Welt-Alzheimer-Tag Wenn das Vergessen kommt
21.09.2006, 12:02 UhrSie wurde vor 100 Jahren entdeckt -und ist noch immer unheilbar: die Hirnkrankheit Alzheimer. Schon macht angesichts einer alternden Gesellschaft die Rede von der "Volkskrankheit der Zukunft" die Runde. Gegenwärtig gibt es mindestens eine Million Demenzkranke in Deutschland, zwei Drittel davon haben die 1906 von dem Nervenarzt Alois Alzheimer erstmals beschriebene Krankheit. Zum Welt-Alzheimer-Tag am 21. September wollen Betroffene und Verbände weltweit dafür werben, Vorbeugung und Therapie von Alzheimer und anderen Demenzerkrankungen voranzutreiben.
"Gelingt kein Durchbruch in der Prävention und Therapie von Demenzen, wird die Zahl der Krankheitsfälle in Deutschland auf Grund der veränderten Altersstrukturen Jahr für Jahr um mehr als 25000 ansteigen und sich bis zum Jahr 2040 verdoppeln", warnt die Deutsche Alzheimer Gesellschaft. Fakt trotz aller Forschungsanstrengungen ist: Alzheimer ist nicht heilbar, mit Medikamenten lassen sich lediglich die Symptome lindern.
Zwar machen Tierversuche inzwischen Hoffnung, dass Alzheimer künftig schon im Frühstadium erkannt und bekämpft werden kann. So ist es etwa US-Wissenschaftlern gelungen, Alzheimer-Mäusen das Gedächtnis zurückzugeben, indem sie die Funktion bestimmter Enzyme verstärkten. Doch der Berliner Molekulargenetiker Prof. Erich Wanker, der selbst auf dem Gebiet forscht, dämpft die Erwartungen: "Der Schritt von der Maus zum Menschen ist oft noch sehr groß."

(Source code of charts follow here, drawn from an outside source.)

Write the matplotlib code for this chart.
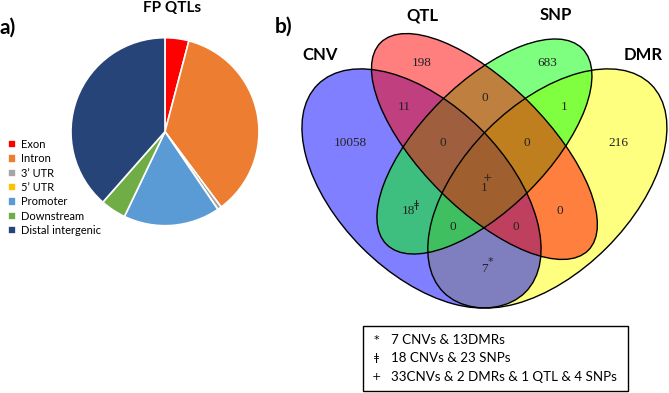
import matplotlib.pyplot as plt
from matplotlib.patches import Ellipse, Rectangle

# a) genomic annotation of FP QTLs (% of QTLs)
pie_labels = ['Exon', 'Intron', '3\u2019 UTR', '5\u2019 UTR', 'Promoter', 'Downstream', 'Distal intergenic']
pie_values = [4.1, 35.7, 0.7, 0.0, 16.6, 4.4, 38.5]
pie_colors = ['#ff0000', '#ed7d31', '#a5a5a5', '#ffc000', '#5b9bd5', '#70ad47', '#264478']

# b) overlap counts between the four sets
set_names = ['CNV', 'QTL', 'SNP', 'DMR']
set_colors = ['#0000ff', '#ff0000', '#00ff00', '#ffff00']
region_keys = ['CNV', 'QTL', 'SNP', 'DMR', 'CNV&QTL', 'QTL&SNP', 'SNP&DMR',
               'CNV&QTL&SNP', 'QTL&SNP&DMR', 'ALL', 'CNV&SNP', 'QTL&DMR',
               'CNV&SNP&DMR', 'CNV&QTL&DMR', 'CNV&DMR']
region_counts = [10058, 198, 683, 216, 11, 0, 1, 0, 0, 1, 18, 0, 0, 0, 7]
note_marks = ['*', '\u01c2', '+']
note_texts = ['7 CNVs & 13DMRs', '18 CNVs & 23 SNPs', '33CNVs & 2 DMRs & 1 QTL & 4 SNPs']

# quad venn layout (x, y, semi-axis a, semi-axis b, angle), unit square
ellipse_geom = {
    'CNV': (0.35, 0.47, 0.35, 0.20, 135),
    'DMR': (0.65, 0.47, 0.35, 0.20, 45),
    'QTL': (0.50, 0.57, 0.35, 0.15, 135),
    'SNP': (0.50, 0.57, 0.33, 0.15, 45),
}
label_pos = {
    'CNV': (0.18, 0.578), 'QTL': (0.35, 0.768), 'SNP': (0.65, 0.768), 'DMR': (0.82, 0.578),
    'CNV&QTL': (0.31, 0.665), 'QTL&SNP': (0.50, 0.686), 'SNP&DMR': (0.69, 0.665),
    'CNV&QTL&SNP': (0.40, 0.578), 'QTL&SNP&DMR': (0.60, 0.578), 'ALL': (0.50, 0.470),
    'CNV&SNP': (0.32, 0.417), 'QTL&DMR': (0.68, 0.417),
    'CNV&SNP&DMR': (0.425, 0.377), 'CNV&QTL&DMR': (0.575, 0.377), 'CNV&DMR': (0.50, 0.277),
}
mark_pos = {'ALL': ('+', 0.508, 0.494), 'CNV&SNP': ('\u01c2', 0.3385, 0.4305), 'CNV&DMR': ('*', 0.515, 0.295)}
name_pos = {'CNV': (0.108, 0.788), 'QTL': (0.353, 0.883), 'SNP': (0.67, 0.883), 'DMR': (0.878, 0.788)}

sans = ['Lato', 'DejaVu Sans']
serif = ['Liberation Serif', 'DejaVu Serif']

fig = plt.figure(figsize=(6.69, 3.93), dpi=100)

# venn axes spans the whole figure, 419.5 px per venn unit
ax = fig.add_axes([0, 0, 1, 1])
ax.set_xlim(-0.6548, 0.9400)
ax.set_ylim(-0.0176, 0.9192)
ax.set_aspect('equal')
ax.axis('off')

# fill order gives the blended colours of the original
for name in ['DMR', 'CNV', 'SNP', 'QTL']:
    x, y, a, b, ang = ellipse_geom[name]
    ax.add_patch(Ellipse((x, y), 2 * a, 2 * b, angle=ang,
                         facecolor=set_colors[set_names.index(name)], alpha=0.5, lw=0))
for name in set_names:
    x, y, a, b, ang = ellipse_geom[name]
    ax.add_patch(Ellipse((x, y), 2 * a, 2 * b, angle=ang, fill=False, edgecolor='black', lw=1))

for key, cnt in zip(region_keys, region_counts):
    x, y = label_pos[key]
    ax.text(x, y, str(cnt), ha='center', va='center', fontsize=9.5, family=serif, color='#222222')
for key, (m, x, y) in mark_pos.items():
    ax.text(x, y, m, ha='center', va='center', fontsize=8, family=['DejaVu Sans'], color='#222222')

for name in set_names:
    x, y = name_pos[name]
    ax.text(x, y, name, ha='center', va='center', fontsize=12, fontweight='bold', family=sans)
ax.text(0.0, 0.855, 'b)', ha='left', va='center', fontsize=15, fontweight='bold', family=sans)

# footnote box
ax.add_patch(Rectangle((0.2112, -0.0129), 0.6317, 0.1557, fill=False, edgecolor='black', lw=1))
for i, (m, t) in enumerate(zip(note_marks, note_texts)):
    yy = 0.1087 - i * 0.0437
    ax.text(0.2415, yy, m, ha='center', va='center', fontsize=8, family=['DejaVu Sans'])
    ax.text(0.2765, yy, t, ha='left', va='center', fontsize=9.6, family=sans)

# pie
ax_p = fig.add_axes([0.1061, 0.4257, 0.281, 0.4784])
wedges, _ = ax_p.pie(pie_values, colors=pie_colors, startangle=90, counterclock=False,
                     wedgeprops=dict(edgecolor='white', linewidth=1.2))
ax_p.set_xlim(-1, 1)
ax_p.set_ylim(-1, 1)
ax_p.set_aspect('equal')

fig.text(0.2571, 0.98, 'FP QTLs', ha='center', va='center', fontsize=11, fontweight='bold', family=sans)
fig.text(0.0, 1 - 28 / 393, 'a)', ha='left', va='center', fontsize=15, fontweight='bold', family=sans)

fig.legend(wedges, pie_labels, loc='upper left', bbox_to_anchor=(0.012, 1 - 139 / 393),
           frameon=False, prop={'family': sans, 'size': 8}, handlelength=0.75, handleheight=0.75,
           handletextpad=0.4, labelspacing=0.3, borderaxespad=0, borderpad=0)

fig.savefig('out.png', dpi=100)
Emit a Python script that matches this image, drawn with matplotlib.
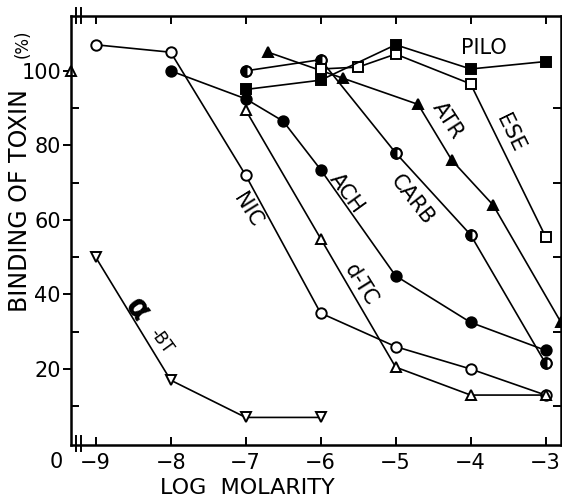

In der "Anstalt für Irre und Epiletische" in Frankfurt am Main beginnt Anfang des 20. Jahrhunderts die Erforschung der Krankheit. Der Psychiater Alzheimer wird dort aufmerksam auf Auguste Deter, die 1901 in die Klinik gebracht wird. Die 51-Jährige gibt an, sich selbst verloren zu haben. Der Gedächtnisverlust der noch relativ jungen Frau ist Alzheimer ein Rätsel, da Deter bis dahin völlig gesund war und weder erblich vorbelastet noch traumatisiert ist.
Nach dem Tod der Frau im April 1906 untersucht Alzheimer ihr Gehirn: Er entdeckt massiven Zellausfall sowie Eiweißablagerungen und schließt am 3. November des Jahres bei der "Versammlung Südwestdeutscher Irrenärzte": "Mein Fall Auguste D. bot klinisch ein so abweichendes Bild, dass er sich unter keine der bekannten Krankheiten einreihen ließ." Später wird die Krankheit nach ihrem Entdecker Alzheimer (1864-1915) benannt.
"Mit dem Tod dieser Patientin war es erstmals möglich, sich wirklich anzuschauen, was im Kopf passiert", sagt der Geschäftsführer der Hirnliga, Thomas Kunczik. "Damit begann die Alzheimer-Forschung." Inzwischen ist bekannt, dass sich bei der meist ab dem 65. Lebensjahr einsetzenden Krankheit Nervenzellen im Gehirn allmählich zurückbilden. Bei Betroffenen treten beispielsweise Gedächtnisstörungen, Orientierungslosigkeit und Sprachprobleme auf.
Auch nach 100 Jahren Anstrengung ist nicht absehbar, wann es ein Medikament geben wird, das Alzheimer heilen kann. "Alzheimer-Patienten gehören im deutschen Gesundheitssystem zu den Vergessenen", beklagt Hirnliga-Geschäftsführer Kunczik. In Vergessenheit ist auch geraten, warum der Welt-Alzheimer-Tag auf den 21. September gelegt wurde -dem Vernehmen nach handelt es sich um einen willkürlich gewählten Termin.